Alexander Larman

Apple’s tone deaf advert shows the tech firm is losing its way

Apple's advert shows a giant crushing machine destroying objects (Credit: Apple/ Youtube)

Apple has a reputation for advertising that not only sells their products effectively, but sets a standard few of their competitors could ever hope to attain. Their famous advert for the Mac, which launched forty years ago, was directed by Ridley Scott, fresh from Blade Runner, and channelled Orwell’s Nineteen Eighty-Four to thrilling and iconic effect. But this genius for marketing makes their latest, much-castigated promotional film for the new iPad, ‘Create’, both bewildering and disturbing. It is utterly inexplicable that their highly-paid teams of marketing experts and PRs would ever have believed it to be a good idea.

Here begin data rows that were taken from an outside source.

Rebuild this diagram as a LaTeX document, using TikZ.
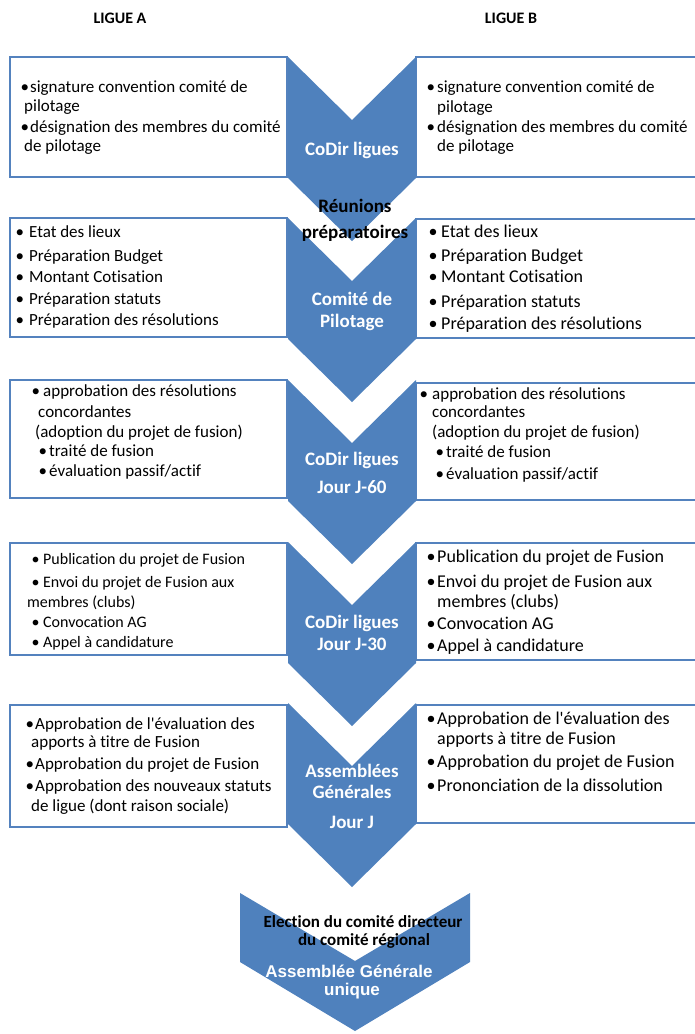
\documentclass[tikz,border=0pt]{standalone}
\usepackage{fontspec}
\setmainfont{Carlito}[Ligatures={TeX,NoCommon}]
\newfontfamily\arialfont{Liberation Sans}
\definecolor{chevblue}{RGB}{79,129,189}
\definecolor{boxblue}{RGB}{84,130,190}
\newcommand{\puce}[1]{\makebox[#1pt][l]{\hspace{-1.5pt}•}}
\tikzset{
  cadre/.style={draw=boxblue,line width=1.2pt,fill=white},
  fleche/.style={fill=chevblue},
  ligne/.style={anchor=base west,inner sep=0pt,font=\fontsize{17}{20}\selectfont},
  ligneP/.style={ligne,font=\fontsize{16}{19}\selectfont},
  ligneG/.style={ligne,font=\fontsize{18}{21}\selectfont},
  titre/.style={anchor=base,inner sep=0pt,font=\bfseries\fontsize{16}{19}\selectfont},
  etape/.style={anchor=base,inner sep=0pt,text=white,font=\bfseries\fontsize{19}{22}\selectfont},
  etapeN/.style={etape,text=black},
  finale/.style={anchor=base,inner sep=0pt,text=white,font=\arialfont\bfseries\fontsize{17}{19}\selectfont}
}
\begin{document}
\begin{tikzpicture}[x=1pt,y=-1pt]
\useasboundingbox (0,0) rectangle (695,1034);
\clip (0,0) rectangle (695,1034);
\fill[white] (0,0) rectangle (695,1034);

\node[titre] (ligA) at (120,23) {LIGUE A};
\node[titre] (ligB) at (511,23) {LIGUE B};

\draw[cadre] (10,57) rectangle (287,177);% Row 1
\draw[cadre] (416,57) rectangle (705,177);
\draw[cadre] (10,218) rectangle (287,337);% Row 2
\draw[cadre] (416,219) rectangle (705,338);
\draw[cadre] (10,380) rectangle (287,498);% Row 3
\draw[cadre] (416,383) rectangle (705,500);
\draw[cadre] (10,543) rectangle (287,655);% Row 4
\draw[cadre] (416,543) rectangle (705,660);
\draw[cadre] (10,705) rectangle (287,827);% Row 5
\draw[cadre] (416,705) rectangle (705,823);

\foreach \t in {57,218,380,542,703}{
  \fill[fleche] (288,\t) -- (352,\t+63) -- (416,\t) -- (416,\t+121) -- (352,\t+184) -- (288,\t+121) -- cycle;
}
\fill[fleche] (240,893) -- (355,961) -- (470,893) -- (470,962) -- (355,1031) -- (240,962) -- cycle;% Last chevron

\node[etape] (c1) at (352,155) {CoDir ligues};
\node[etapeN] (r1) at (355,212) {Réunions};
\node[etapeN] (r2) at (355,238) {préparatoires};
\node[etape] (c2a) at (352,305) {Comité de};
\node[etape] (c2b) at (352,327) {Pilotage};
\node[etape] (c3a) at (352,465) {CoDir ligues};
\node[etape] (c3b) at (352,493) {Jour J-60};
\node[etape] (c4a) at (352,628) {CoDir ligues};
\node[etape] (c4b) at (352,650) {Jour J-30};
\node[etape] (c5a) at (352,777) {Assemblées};
\node[etape] (c5b) at (352,798) {Générales};
\node[etape] (c5c) at (352,828) {Jour J};
\node[etapeN,font=\bfseries\fontsize{17}{19}\selectfont] (e1) at (363,927) {Election du comité directeur};
\node[etapeN,font=\bfseries\fontsize{17}{19}\selectfont] (e2) at (364,945) {du comité régional};
\node[finale] (f1) at (349,977) {Assemblée Générale};
\node[finale] (f2) at (352,995) {unique};

% Row 1
\node[ligne] (a11) at (22,92) {\puce{8}signature convention comité de};
\node[ligne] (a12) at (24,111) {pilotage};
\node[ligne] (a13) at (22,132) {\puce{8}désignation des membres du comité};
\node[ligne] (a14) at (24,151) {de pilotage};
\node[ligne] (b11) at (428,92) {\puce{9}signature convention comité de};
\node[ligne] (b12) at (437,112) {pilotage};
\node[ligne] (b13) at (428,132) {\puce{9}désignation des membres du comité};
\node[ligne] (b14) at (437,151) {de pilotage};
% Row 2
\node[ligne] (a21) at (17,237) {\puce{12}Etat des lieux};
\node[ligne] (a22) at (17,261) {\puce{12}Préparation Budget};
\node[ligne] (a23) at (17,282) {\puce{12}Montant Cotisation};
\node[ligne] (a24) at (17,304) {\puce{12}Préparation statuts};
\node[ligne] (a25) at (17,325) {\puce{12}Préparation des résolutions};
\node[ligneG] (b21) at (430,237) {\puce{11}Etat des lieux};
\node[ligneG] (b22) at (430,261) {\puce{11}Préparation Budget};
\node[ligneG] (b23) at (430,282) {\puce{11}Montant Cotisation};
\node[ligneG] (b24) at (430,307) {\puce{11}Préparation statuts};
\node[ligneG] (b25) at (430,329) {\puce{11}Préparation des résolutions};
% Row 3
\node[ligne] (a31) at (33,396) {\puce{10}approbation des résolutions};
\node[ligne] (a32) at (38,417) {concordantes};
\node[ligne] (a33) at (35,437) {(adoption du projet de fusion)};
\node[ligne] (a34) at (40,456) {\puce{9}traité de fusion};
\node[ligne] (a35) at (40,476) {\puce{9}évaluation passif/actif};
\node[ligne] (b31) at (421,399) {\puce{11}approbation des résolutions};
\node[ligne] (b32) at (432,417) {concordantes};
\node[ligne] (b33) at (432,437) {(adoption du projet de fusion)};
\node[ligne] (b34) at (437,457) {\puce{9}traité de fusion};
\node[ligne] (b35) at (437,479) {\puce{9}évaluation passif/actif};
% Row 4
\node[ligneP] (a41) at (33,564) {\puce{10}Publication du projet de Fusion};
\node[ligneP] (a42) at (33,587) {\puce{10}Envoi du projet de Fusion aux};
\node[ligneP] (a43) at (27,607) {membres (clubs)};
\node[ligneP] (a44) at (33,627) {\puce{10}Convocation AG};
\node[ligneP] (a45) at (33,647) {\puce{10}Appel à candidature};
\node[ligneG] (b41) at (428,562) {\puce{9}Publication du projet de Fusion};
\node[ligneG] (b42) at (428,587) {\puce{9}Envoi du projet de Fusion aux};
\node[ligneG] (b43) at (437,607) {membres (clubs)};
\node[ligneG] (b44) at (428,629) {\puce{9}Convocation AG};
\node[ligneG] (b45) at (428,651) {\puce{9}Appel à candidature};
% Row 5
\node[ligne] (a51) at (27,729) {\puce{8}Approbation de l\textquotesingle évaluation des};
\node[ligne] (a52) at (31,747) {apports à titre de Fusion};
\node[ligne] (a53) at (27,769) {\puce{8}Approbation du projet de Fusion};
\node[ligne] (a54) at (27,791) {\puce{8}Approbation des nouveaux statuts};
\node[ligne] (a55) at (31,811) {de ligue (dont raison sociale)};
\node[ligneG] (b51) at (428,724) {\puce{9}Approbation de l\textquotesingle évaluation des};
\node[ligneG] (b52) at (437,744) {apports à titre de Fusion};
\node[ligneG] (b53) at (428,767) {\puce{9}Approbation du projet de Fusion};
\node[ligneG] (b54) at (428,791) {\puce{9}Prononciation de la dissolution};
\end{tikzpicture}
\end{document}
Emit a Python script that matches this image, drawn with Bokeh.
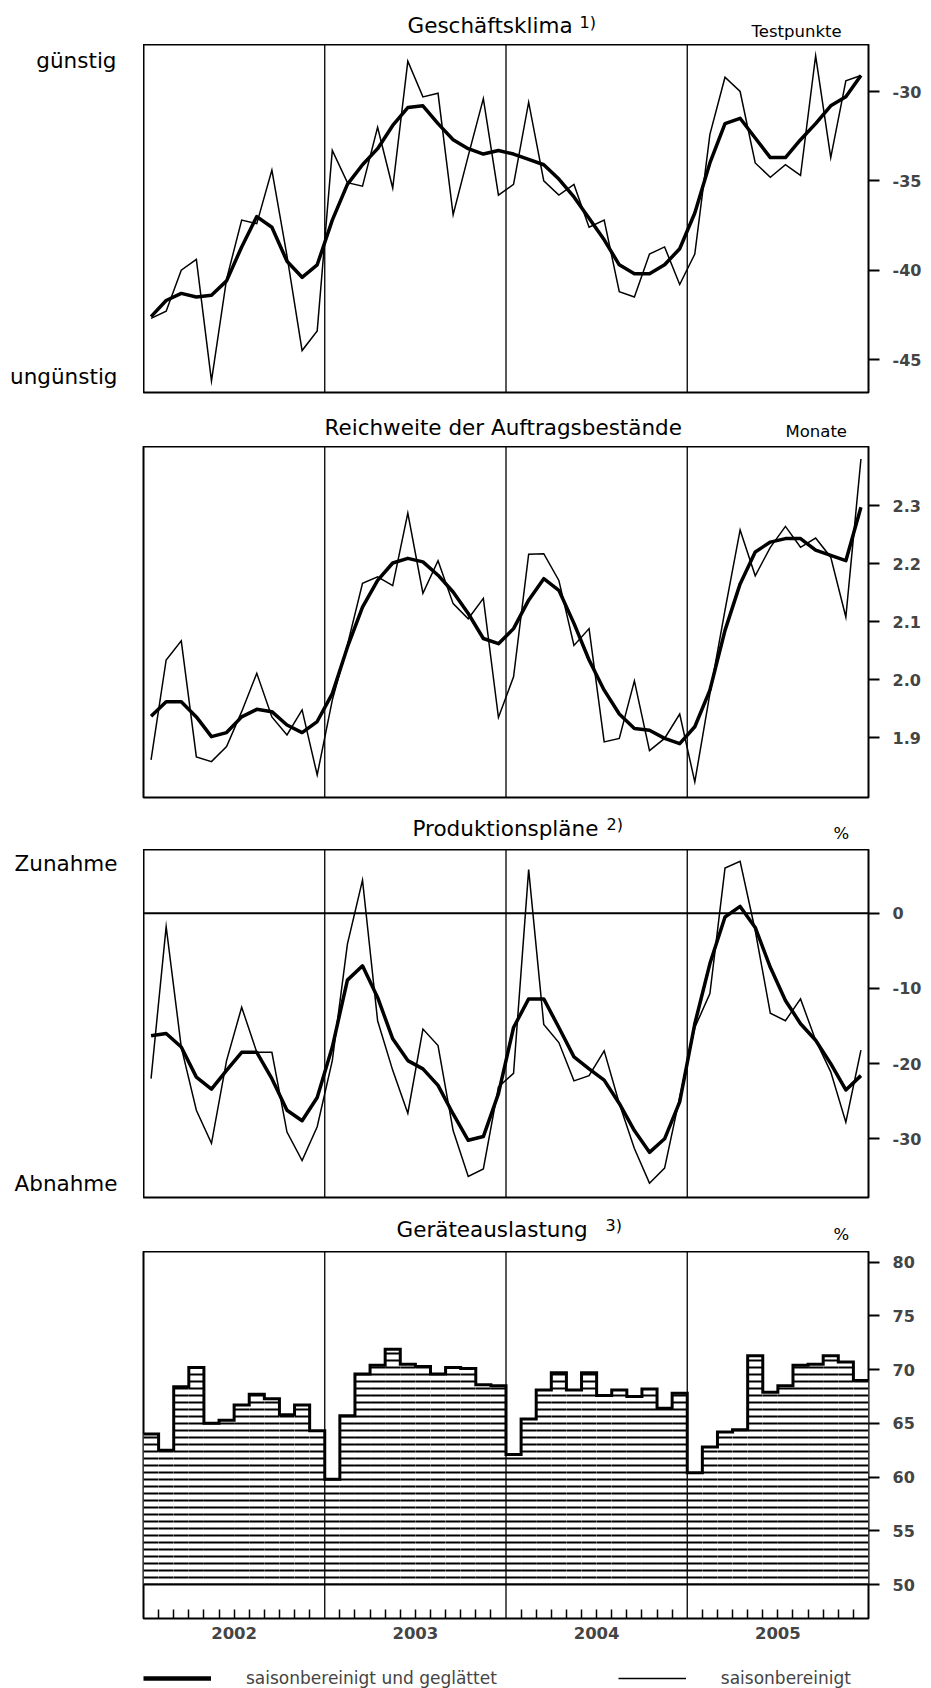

In the clip, which (subconsciously or otherwise) pays homage to Scott’s early advert, many accoutrements of human endeavour, from musical instruments and books to artworks and arcade games, are placed on a platform and slowly crushed, being transformed into nothing more than a paint-oozing mess. The advert, which is soundtracked by Sonny and Cher’s incongruously jaunty ‘All I Ever Need is You’, is designed to showcase the new iPad Pro, Apple’s thinnest ever product.